▶ Charts and diagrams as code
* * * * * * * * *

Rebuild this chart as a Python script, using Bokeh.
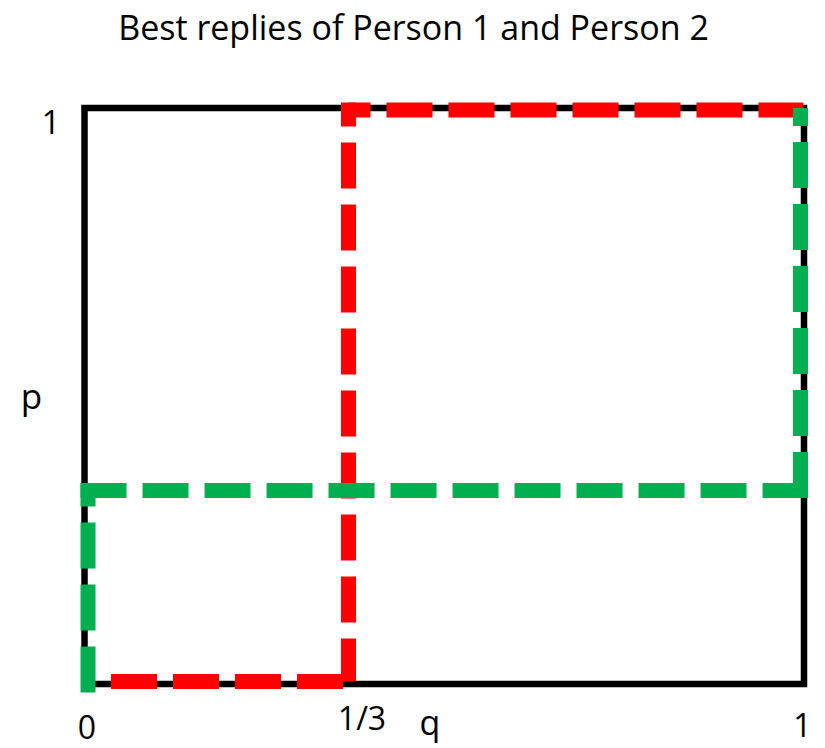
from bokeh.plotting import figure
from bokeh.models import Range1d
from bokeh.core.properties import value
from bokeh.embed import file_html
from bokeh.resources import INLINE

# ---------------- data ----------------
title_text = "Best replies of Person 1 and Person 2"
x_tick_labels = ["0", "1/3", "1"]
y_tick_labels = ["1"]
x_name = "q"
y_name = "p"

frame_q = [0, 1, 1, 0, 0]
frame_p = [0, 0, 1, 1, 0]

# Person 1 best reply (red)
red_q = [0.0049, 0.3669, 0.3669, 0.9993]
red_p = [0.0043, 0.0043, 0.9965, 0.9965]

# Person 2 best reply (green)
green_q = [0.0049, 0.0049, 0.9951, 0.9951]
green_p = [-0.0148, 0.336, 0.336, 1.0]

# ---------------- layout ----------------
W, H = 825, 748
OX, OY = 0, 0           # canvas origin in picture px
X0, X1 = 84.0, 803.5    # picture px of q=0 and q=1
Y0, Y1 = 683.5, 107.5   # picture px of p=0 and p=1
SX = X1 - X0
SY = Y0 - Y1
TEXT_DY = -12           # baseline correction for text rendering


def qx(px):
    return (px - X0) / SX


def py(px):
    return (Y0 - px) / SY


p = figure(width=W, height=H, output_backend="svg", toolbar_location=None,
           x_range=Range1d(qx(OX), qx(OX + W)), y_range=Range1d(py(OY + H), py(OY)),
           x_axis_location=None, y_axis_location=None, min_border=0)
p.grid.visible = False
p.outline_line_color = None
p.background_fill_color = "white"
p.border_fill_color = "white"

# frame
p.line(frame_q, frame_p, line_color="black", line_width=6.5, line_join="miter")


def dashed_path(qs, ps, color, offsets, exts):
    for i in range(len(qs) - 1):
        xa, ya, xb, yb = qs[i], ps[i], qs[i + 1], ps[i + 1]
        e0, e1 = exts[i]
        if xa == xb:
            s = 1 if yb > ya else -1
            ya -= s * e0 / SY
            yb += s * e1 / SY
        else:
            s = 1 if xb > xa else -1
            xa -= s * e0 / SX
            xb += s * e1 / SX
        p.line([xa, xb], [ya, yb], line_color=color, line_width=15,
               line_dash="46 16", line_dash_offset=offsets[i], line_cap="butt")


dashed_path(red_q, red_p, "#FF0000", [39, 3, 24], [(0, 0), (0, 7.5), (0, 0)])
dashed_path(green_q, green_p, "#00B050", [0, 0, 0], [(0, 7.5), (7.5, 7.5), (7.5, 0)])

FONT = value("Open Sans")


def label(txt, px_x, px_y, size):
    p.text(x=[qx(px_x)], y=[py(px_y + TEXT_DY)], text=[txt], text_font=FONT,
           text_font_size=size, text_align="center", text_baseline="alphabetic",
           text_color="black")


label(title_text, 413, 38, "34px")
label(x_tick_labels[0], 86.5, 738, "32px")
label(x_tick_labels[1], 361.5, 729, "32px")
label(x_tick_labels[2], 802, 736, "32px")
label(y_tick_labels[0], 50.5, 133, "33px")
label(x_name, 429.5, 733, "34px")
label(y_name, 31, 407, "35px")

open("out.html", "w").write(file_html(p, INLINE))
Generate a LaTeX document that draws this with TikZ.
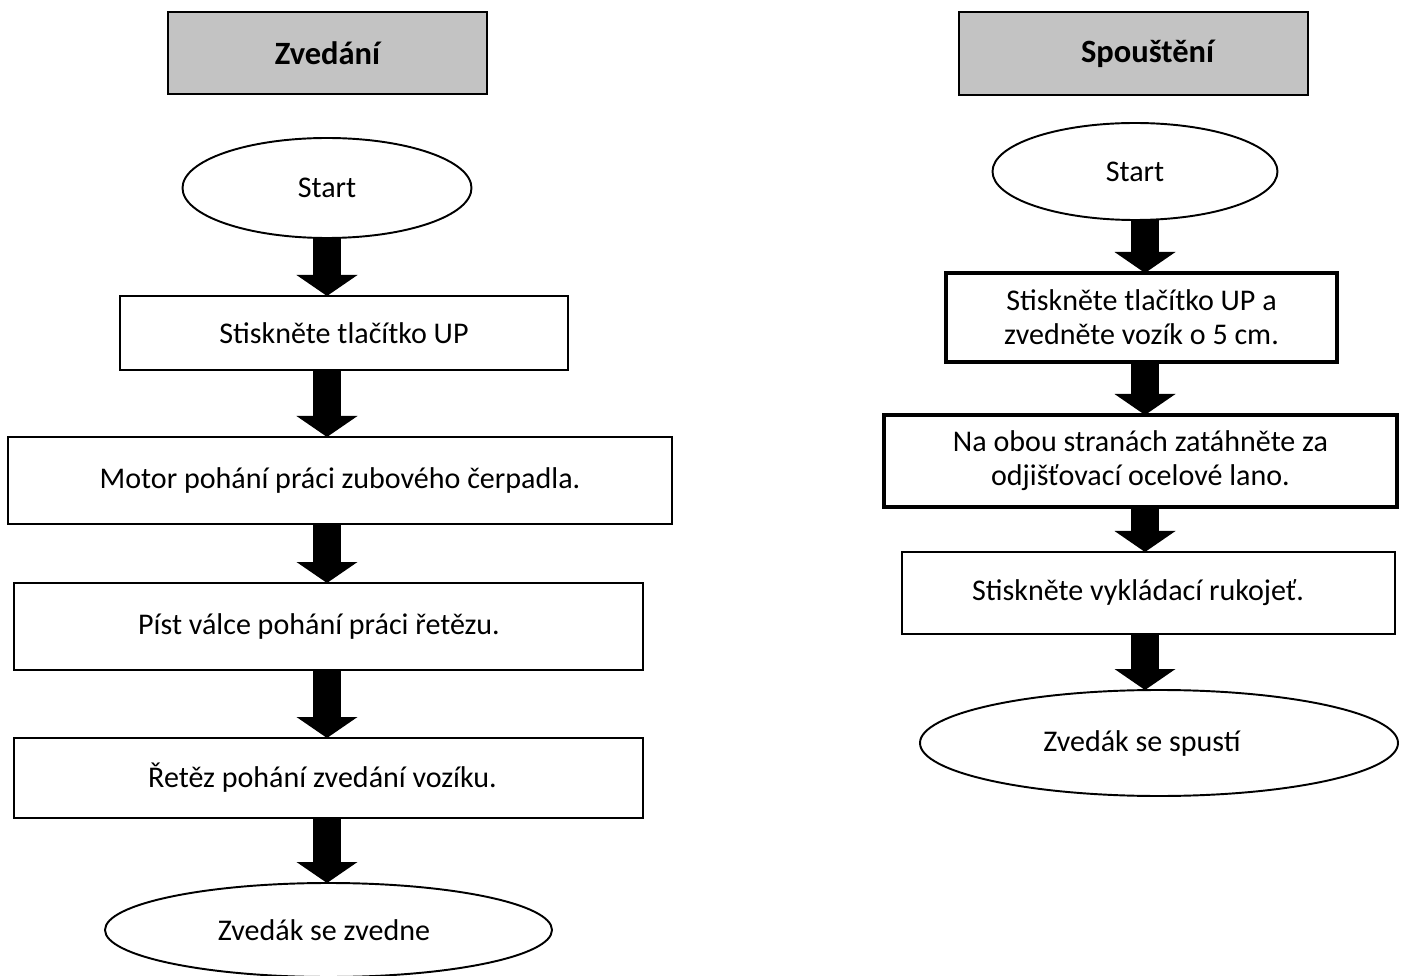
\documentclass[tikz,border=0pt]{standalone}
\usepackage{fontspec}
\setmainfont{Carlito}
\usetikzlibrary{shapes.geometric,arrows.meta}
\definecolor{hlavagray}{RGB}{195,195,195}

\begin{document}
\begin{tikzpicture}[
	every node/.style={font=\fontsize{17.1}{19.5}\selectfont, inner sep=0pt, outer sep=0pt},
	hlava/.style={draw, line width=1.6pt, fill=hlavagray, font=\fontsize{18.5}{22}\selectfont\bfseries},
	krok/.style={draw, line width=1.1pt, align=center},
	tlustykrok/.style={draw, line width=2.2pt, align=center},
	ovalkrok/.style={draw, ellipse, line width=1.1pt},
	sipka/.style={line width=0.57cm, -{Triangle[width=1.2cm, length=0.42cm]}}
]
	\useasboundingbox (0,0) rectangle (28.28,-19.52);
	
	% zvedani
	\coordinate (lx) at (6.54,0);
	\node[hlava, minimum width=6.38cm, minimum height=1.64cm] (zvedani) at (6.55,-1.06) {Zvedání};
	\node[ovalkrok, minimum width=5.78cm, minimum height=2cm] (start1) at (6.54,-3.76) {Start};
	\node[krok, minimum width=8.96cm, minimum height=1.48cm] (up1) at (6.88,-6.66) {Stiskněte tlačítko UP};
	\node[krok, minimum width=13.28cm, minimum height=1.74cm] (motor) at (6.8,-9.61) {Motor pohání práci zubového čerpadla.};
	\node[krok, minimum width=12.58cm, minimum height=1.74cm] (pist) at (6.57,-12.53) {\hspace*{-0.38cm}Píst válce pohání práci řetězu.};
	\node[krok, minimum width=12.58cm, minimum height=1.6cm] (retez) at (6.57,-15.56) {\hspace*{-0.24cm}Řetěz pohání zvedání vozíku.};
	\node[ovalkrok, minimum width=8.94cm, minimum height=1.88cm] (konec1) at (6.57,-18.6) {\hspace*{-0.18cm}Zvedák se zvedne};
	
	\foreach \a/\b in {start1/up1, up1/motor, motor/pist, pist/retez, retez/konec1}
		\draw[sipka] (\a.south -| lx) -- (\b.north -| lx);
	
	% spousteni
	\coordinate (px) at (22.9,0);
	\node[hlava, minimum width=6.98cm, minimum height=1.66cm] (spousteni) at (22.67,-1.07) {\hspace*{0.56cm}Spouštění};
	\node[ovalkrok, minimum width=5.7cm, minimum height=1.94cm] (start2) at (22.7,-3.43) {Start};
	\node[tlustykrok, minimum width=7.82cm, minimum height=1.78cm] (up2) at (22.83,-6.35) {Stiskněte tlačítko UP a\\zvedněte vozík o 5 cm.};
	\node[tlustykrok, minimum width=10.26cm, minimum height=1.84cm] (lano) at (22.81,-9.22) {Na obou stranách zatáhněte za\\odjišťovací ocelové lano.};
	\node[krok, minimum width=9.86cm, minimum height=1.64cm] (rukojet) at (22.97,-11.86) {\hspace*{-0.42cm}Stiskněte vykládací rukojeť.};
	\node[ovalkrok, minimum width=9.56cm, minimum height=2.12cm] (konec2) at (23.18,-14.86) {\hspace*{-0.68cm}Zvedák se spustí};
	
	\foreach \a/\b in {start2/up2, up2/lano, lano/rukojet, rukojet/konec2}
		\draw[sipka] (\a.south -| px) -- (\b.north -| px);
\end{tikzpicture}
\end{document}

* * * * * * * * *

▶ WHAT IS ASKED
Look through the entries above; copy every line holding the string "this".

▶ SOLUTION TO THE EXERCISE
Rebuild this chart as a Python script, using Bokeh.
Generate a LaTeX document that draws this with TikZ.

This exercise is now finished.